How to compute the value of the discriminant of $\mathcal{O}_K$

Question

I found a $\mathbb{Z}$-basis $\left\{1, \sqrt{2}, \sqrt{-1}, (\sqrt{2}+\sqrt{-2})/2 \right\}$ for ring of integers $\mathcal{O}_K$ of some number filed $K$ and I need to compute the discriminant of $\mathcal{O}_K$. I know that the formula is $$\det(Tr(a_ia_j), 1 \leq i, j \leq n)$$ where $a_i$ are just numbers in the basis $\left\{1, \sqrt{2}, \sqrt{-1}, (\sqrt{2}+\sqrt{-2})/2 \right\}$. I found that computing each $Tr(a_ia_j)$ is quite tedious to do it by hand and I feel like there should be an easier way to do it?

Answer 1

This is not tedious as you think, since $Tr(a+bi+c\sqrt{2}+di\sqrt{2})=4a$.

The first 3 elements of your basis are then pairwise orthogonal.

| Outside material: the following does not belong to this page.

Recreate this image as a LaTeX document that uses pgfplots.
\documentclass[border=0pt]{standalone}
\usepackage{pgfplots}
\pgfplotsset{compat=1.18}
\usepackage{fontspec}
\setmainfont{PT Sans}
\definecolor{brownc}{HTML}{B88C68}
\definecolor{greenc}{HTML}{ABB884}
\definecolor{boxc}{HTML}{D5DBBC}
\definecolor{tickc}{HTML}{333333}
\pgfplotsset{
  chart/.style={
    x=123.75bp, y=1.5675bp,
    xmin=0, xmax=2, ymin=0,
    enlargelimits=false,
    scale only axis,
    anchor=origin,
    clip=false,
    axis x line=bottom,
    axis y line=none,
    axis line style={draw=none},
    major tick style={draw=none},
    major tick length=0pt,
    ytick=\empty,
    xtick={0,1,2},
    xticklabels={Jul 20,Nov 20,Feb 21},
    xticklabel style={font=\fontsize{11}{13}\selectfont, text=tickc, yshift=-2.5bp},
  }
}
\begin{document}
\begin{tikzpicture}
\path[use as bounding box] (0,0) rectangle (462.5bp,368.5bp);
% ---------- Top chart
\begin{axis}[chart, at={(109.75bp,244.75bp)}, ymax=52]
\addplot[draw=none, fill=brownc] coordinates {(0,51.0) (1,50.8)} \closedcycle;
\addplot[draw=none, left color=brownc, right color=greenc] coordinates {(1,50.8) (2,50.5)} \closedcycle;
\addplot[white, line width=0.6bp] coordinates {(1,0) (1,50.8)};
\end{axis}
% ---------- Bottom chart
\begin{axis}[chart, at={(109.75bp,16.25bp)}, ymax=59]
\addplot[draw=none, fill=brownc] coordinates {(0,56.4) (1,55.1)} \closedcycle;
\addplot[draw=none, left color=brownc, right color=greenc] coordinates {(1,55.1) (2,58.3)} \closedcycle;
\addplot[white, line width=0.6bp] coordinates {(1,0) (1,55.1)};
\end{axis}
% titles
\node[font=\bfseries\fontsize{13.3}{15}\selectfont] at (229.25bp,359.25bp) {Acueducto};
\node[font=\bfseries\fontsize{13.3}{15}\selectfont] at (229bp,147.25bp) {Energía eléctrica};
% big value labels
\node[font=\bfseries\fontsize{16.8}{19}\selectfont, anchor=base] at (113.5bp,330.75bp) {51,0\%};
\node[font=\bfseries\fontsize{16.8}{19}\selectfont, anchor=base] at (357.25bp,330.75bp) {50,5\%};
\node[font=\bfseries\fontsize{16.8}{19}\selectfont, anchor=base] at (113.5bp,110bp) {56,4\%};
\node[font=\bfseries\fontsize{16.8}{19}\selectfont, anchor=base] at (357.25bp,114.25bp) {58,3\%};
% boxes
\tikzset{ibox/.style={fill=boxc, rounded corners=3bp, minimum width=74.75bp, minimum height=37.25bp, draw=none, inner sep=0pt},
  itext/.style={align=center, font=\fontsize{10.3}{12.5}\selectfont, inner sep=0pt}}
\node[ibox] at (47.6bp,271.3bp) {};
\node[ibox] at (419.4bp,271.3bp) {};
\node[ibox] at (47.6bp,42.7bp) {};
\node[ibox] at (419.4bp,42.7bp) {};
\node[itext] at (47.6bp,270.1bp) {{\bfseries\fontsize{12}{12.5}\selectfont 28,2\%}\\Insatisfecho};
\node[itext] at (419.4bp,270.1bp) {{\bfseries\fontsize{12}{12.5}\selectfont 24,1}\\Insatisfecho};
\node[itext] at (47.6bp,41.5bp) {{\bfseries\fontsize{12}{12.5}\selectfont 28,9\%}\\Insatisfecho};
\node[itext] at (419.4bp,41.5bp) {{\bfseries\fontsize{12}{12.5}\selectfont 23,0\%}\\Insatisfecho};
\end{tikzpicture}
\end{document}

Moreover, $1$ and $i$ are also orthogonal to $(\sqrt{2}+i\sqrt{2})/2$, so really you just have 5 easy computations to do...

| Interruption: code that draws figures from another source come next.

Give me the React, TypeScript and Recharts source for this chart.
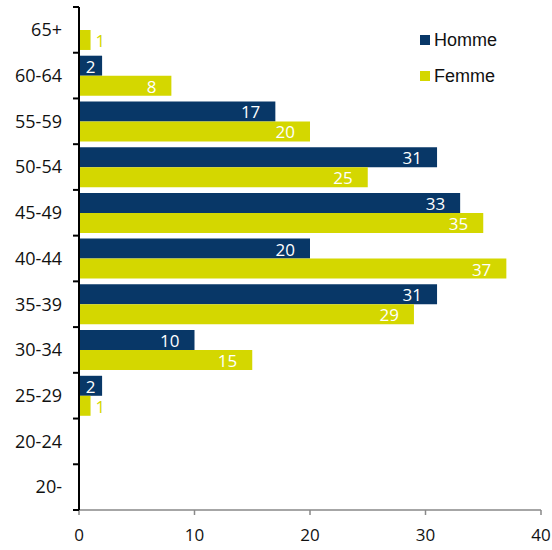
import { BarChart, Bar, XAxis, YAxis, LabelList, Legend } from 'recharts';

const categories = ['65+', '60-64', '55-59', '50-54', '45-49', '40-44', '35-39', '30-34', '25-29', '20-24', '20-'];
const homme = [0, 2, 17, 31, 33, 20, 31, 10, 2, 0, 0];
const femme = [1, 8, 20, 25, 35, 37, 29, 15, 1, 0, 0];
const xTicks = [0, 10, 20, 30, 40];

const HOMME_COLOR = '#083767';
const FEMME_COLOR = '#d4d700';

const data = categories.map((c, i) => ({ age: c, homme: homme[i], femme: femme[i] }));

const labelFont = '"Open Sans", sans-serif';

function makeLabel(barColor: string) {
  return (props: any) => {
    const { x, y, width, height, value } = props;
    if (!value) return null;
    const textW = String(value).length * 9.5;
    const baseY = y + height / 2 + 7;
    // too short to fit the label inside: put it right of the bar
    if (width < textW + 4) {
      return (
        <text x={x + width + 5} y={baseY} fill={barColor} fontSize={17} fontFamily={labelFont} textAnchor="start">
          {value}
        </text>
      );
    }
    let tx = x + width - 15;
    let anchor = 'end';
    if (tx - textW < x) {
      tx = x + width / 2;
      anchor = 'middle';
    }
    return (
      <text x={tx} y={baseY} fill="#ffffff" fontSize={17} fontFamily={labelFont} textAnchor={anchor}>
        {value}
      </text>
    );
  };
}

// category label + tick marks on the band boundaries
function AgeTick(props: any) {
  const { x, y, payload, index, visibleTicksCount } = props;
  const half = payload.offset || 0;
  const axisX = x + 17;
  const last = index === (visibleTicksCount ?? categories.length) - 1;
  return (
    <g>
      <line x1={axisX - 6} x2={axisX} y1={y - half} y2={y - half} stroke="#000" strokeWidth={2} />
      {last && <line x1={axisX - 6} x2={axisX} y1={y + half} y2={y + half} stroke="#000" strokeWidth={2} />}
      <text x={x} y={y} dy="0.35em" textAnchor="end" fill="#111" fontSize={18} fontFamily={labelFont}>
        {payload.value}
      </text>
    </g>
  );
}

function LegendBox() {
  const items = [
    { name: 'Homme', color: HOMME_COLOR },
    { name: 'Femme', color: FEMME_COLOR },
  ];
  return (
    <div>
      {items.map((it) => (
        <div key={it.name} style={{ display: 'flex', alignItems: 'center', height: 36 }}>
          <span style={{ width: 10, height: 10, background: it.color, marginRight: 4, display: 'inline-block' }} />
          <span style={{ fontFamily: '"Liberation Sans", Arial, sans-serif', fontSize: 18, color: '#111' }}>{it.name}</span>
        </div>
      ))}
    </div>
  );
}

export default function App() {
  return (
    <>
      <style>{'html, body { margin: 0; padding: 0; overflow: hidden; }'}</style>
      <BarChart
        width={552}
        height={550}
        data={data}
        layout="vertical"
        margin={{ top: 7, right: 11, bottom: 0, left: 8 }}
        barCategoryGap="6.5%"
        barGap={0}
      >
        <XAxis
          type="number"
          domain={[0, 40]}
          ticks={xTicks}
          stroke="#898989"
          strokeWidth={1.5}
          tickSize={5}
          tickMargin={14}
          tick={{ fill: '#111', fontSize: 17, fontFamily: labelFont }}
          height={40}
        />
        <YAxis
          type="category"
          dataKey="age"
          width={71}
          axisLine={{ stroke: '#000', strokeWidth: 2 }}
          tickLine={false}
          tickSize={5}
          tickMargin={12}
          interval={0}
          tick={<AgeTick />}
        />
        <Legend
          layout="vertical"
          align="center"
          verticalAlign="middle"
          wrapperStyle={{ top: 22, left: 420, width: 120 }}
          content={() => <LegendBox />}
        />
        <Bar dataKey="homme" name="Homme" fill={HOMME_COLOR} isAnimationActive={false}>
          <LabelList dataKey="homme" content={makeLabel(HOMME_COLOR)} />
        </Bar>
        <Bar dataKey="femme" name="Femme" fill={FEMME_COLOR} isAnimationActive={false}>
          <LabelList dataKey="femme" content={makeLabel(FEMME_COLOR)} />
        </Bar>
      </BarChart>
    </>
  );
}
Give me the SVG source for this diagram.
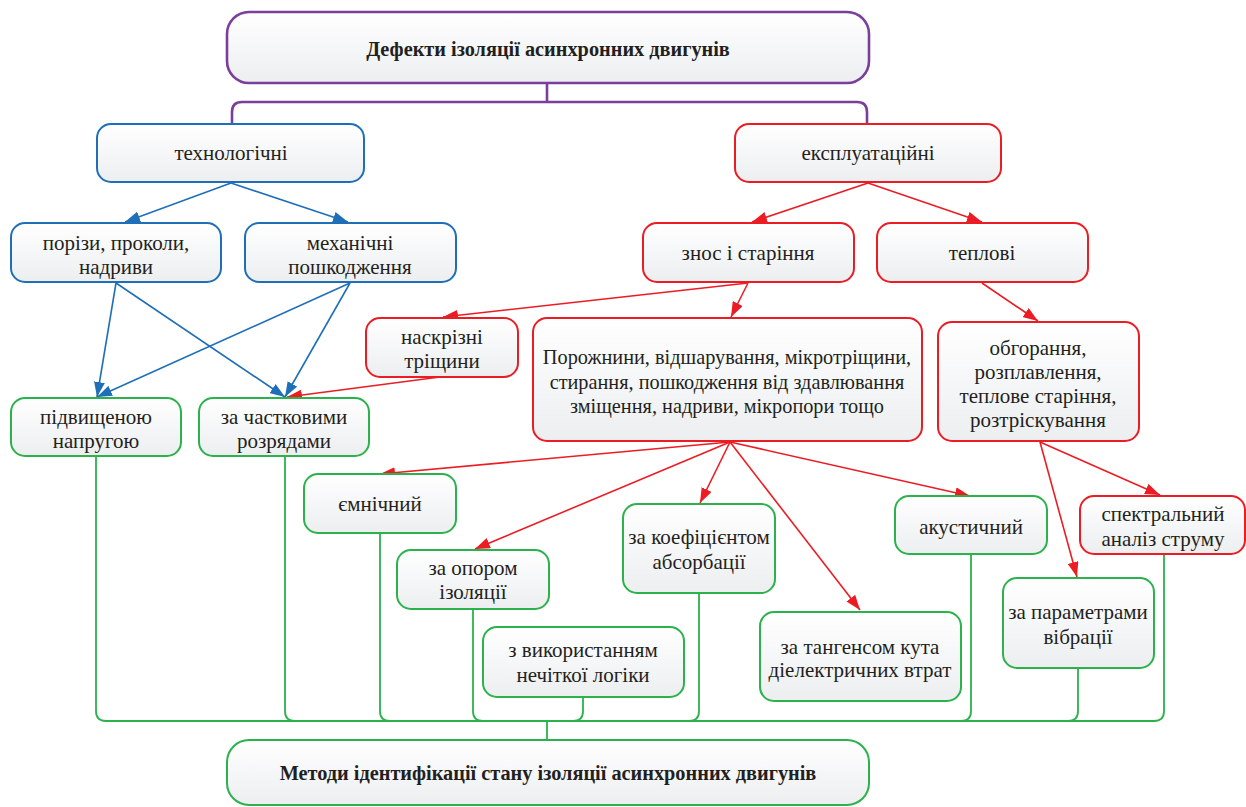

It is then easy to compute the matrix you are interested in. We get $$\pmatrix{4 &0 &0 & 0\cr0 &8 & 0 & 4\cr0 & 0& -4& 0\cr 0 & 4 & 0&0 },$$ which has determinant $4\times (-4)\times (-16)=2^8$.

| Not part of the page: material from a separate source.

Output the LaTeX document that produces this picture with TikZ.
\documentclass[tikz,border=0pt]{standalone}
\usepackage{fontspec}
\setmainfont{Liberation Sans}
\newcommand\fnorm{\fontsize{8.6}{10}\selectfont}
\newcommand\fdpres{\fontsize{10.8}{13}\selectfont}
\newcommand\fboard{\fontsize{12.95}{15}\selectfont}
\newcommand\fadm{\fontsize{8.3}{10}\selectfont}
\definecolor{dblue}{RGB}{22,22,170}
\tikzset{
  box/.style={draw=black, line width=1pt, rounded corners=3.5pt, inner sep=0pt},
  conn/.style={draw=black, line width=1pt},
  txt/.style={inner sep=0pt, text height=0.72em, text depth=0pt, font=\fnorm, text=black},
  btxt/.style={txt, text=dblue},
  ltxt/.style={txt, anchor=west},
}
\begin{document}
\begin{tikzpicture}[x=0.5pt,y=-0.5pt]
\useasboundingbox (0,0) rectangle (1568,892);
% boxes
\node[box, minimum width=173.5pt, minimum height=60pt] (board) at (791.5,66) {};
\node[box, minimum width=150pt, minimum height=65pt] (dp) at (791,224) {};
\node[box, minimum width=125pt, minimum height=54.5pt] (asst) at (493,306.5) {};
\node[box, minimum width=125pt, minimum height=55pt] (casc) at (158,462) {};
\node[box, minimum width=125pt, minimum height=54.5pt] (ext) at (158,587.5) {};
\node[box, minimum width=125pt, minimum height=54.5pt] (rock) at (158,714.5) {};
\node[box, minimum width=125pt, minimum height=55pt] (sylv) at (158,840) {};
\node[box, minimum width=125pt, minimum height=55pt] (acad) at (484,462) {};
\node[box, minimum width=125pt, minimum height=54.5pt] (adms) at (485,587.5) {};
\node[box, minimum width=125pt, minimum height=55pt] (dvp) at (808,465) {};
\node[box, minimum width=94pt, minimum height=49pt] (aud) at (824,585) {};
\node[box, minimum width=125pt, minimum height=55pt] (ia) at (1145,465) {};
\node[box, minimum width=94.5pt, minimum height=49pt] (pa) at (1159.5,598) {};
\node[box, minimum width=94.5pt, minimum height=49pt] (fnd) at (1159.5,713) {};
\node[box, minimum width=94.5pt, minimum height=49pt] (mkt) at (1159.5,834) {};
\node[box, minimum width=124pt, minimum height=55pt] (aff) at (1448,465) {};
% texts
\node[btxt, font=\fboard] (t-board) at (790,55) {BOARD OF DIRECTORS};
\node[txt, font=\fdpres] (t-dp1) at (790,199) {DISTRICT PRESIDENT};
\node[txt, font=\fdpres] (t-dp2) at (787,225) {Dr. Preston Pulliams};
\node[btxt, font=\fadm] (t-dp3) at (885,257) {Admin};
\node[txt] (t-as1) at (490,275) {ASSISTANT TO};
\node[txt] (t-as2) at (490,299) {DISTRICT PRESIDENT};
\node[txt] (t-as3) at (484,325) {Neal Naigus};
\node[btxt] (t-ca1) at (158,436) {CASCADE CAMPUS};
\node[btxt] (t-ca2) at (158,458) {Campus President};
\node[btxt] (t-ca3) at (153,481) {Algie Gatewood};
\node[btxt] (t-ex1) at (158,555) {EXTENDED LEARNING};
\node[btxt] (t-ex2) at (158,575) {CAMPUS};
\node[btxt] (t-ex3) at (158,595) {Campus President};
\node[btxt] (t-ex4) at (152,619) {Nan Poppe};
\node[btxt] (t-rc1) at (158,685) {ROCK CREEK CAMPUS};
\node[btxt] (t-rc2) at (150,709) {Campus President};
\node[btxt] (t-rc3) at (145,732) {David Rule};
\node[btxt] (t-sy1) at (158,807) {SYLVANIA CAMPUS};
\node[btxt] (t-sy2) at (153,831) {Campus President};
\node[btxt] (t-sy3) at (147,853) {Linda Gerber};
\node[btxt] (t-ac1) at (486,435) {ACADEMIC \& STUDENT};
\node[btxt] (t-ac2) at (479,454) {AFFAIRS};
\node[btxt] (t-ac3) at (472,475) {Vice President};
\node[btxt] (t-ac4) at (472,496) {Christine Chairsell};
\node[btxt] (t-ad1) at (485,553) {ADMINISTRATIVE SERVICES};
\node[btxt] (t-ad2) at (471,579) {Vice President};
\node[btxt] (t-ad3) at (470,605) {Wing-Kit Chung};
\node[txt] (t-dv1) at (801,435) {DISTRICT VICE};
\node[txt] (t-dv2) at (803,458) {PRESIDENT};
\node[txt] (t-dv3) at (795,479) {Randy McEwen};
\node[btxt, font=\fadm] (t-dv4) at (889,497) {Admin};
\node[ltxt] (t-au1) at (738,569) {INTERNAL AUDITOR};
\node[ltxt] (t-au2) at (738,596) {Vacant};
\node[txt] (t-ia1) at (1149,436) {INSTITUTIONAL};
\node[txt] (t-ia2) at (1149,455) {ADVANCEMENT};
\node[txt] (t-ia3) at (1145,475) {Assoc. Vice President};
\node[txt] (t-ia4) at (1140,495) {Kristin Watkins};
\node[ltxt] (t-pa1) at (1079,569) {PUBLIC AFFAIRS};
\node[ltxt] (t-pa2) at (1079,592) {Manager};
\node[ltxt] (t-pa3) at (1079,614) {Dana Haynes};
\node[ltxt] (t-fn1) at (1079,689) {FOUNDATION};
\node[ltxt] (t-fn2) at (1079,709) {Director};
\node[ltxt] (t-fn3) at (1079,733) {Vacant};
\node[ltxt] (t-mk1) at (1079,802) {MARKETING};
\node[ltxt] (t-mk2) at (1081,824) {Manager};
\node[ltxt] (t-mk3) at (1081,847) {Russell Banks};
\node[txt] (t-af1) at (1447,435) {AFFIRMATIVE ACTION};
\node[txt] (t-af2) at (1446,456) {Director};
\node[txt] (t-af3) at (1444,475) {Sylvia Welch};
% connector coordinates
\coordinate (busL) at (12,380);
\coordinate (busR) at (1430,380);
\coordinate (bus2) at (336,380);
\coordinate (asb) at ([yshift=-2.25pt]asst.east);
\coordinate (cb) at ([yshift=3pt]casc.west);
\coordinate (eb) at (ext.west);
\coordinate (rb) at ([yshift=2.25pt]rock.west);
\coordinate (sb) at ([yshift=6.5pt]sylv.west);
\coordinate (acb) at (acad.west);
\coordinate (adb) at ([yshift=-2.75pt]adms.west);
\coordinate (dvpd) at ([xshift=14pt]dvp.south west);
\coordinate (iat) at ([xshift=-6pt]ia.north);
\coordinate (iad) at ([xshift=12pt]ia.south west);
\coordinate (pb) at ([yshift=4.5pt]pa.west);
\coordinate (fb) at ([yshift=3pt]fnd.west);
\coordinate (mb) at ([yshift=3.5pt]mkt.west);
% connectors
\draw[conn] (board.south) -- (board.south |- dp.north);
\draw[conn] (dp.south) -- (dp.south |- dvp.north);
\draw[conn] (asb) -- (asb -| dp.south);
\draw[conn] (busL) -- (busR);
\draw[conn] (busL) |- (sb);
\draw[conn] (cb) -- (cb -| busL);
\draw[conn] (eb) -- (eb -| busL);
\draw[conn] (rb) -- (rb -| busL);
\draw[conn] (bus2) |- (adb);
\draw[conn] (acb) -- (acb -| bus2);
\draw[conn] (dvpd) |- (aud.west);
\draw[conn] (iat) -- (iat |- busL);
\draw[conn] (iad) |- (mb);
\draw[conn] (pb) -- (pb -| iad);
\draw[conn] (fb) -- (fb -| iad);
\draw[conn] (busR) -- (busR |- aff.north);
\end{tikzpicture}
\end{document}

Side remark. Taking the field of fractions, I see that your number field is $K=\mathbb{Q}(i,\sqrt{2})=\mathbb{Q}(\zeta_8)$, and a integral basis and the discriminant of cyclotomic fields are well-known( so you could just use the basis $\zeta_8^k, k=0,...,3$ instead.) The result I found is consistent with this fact.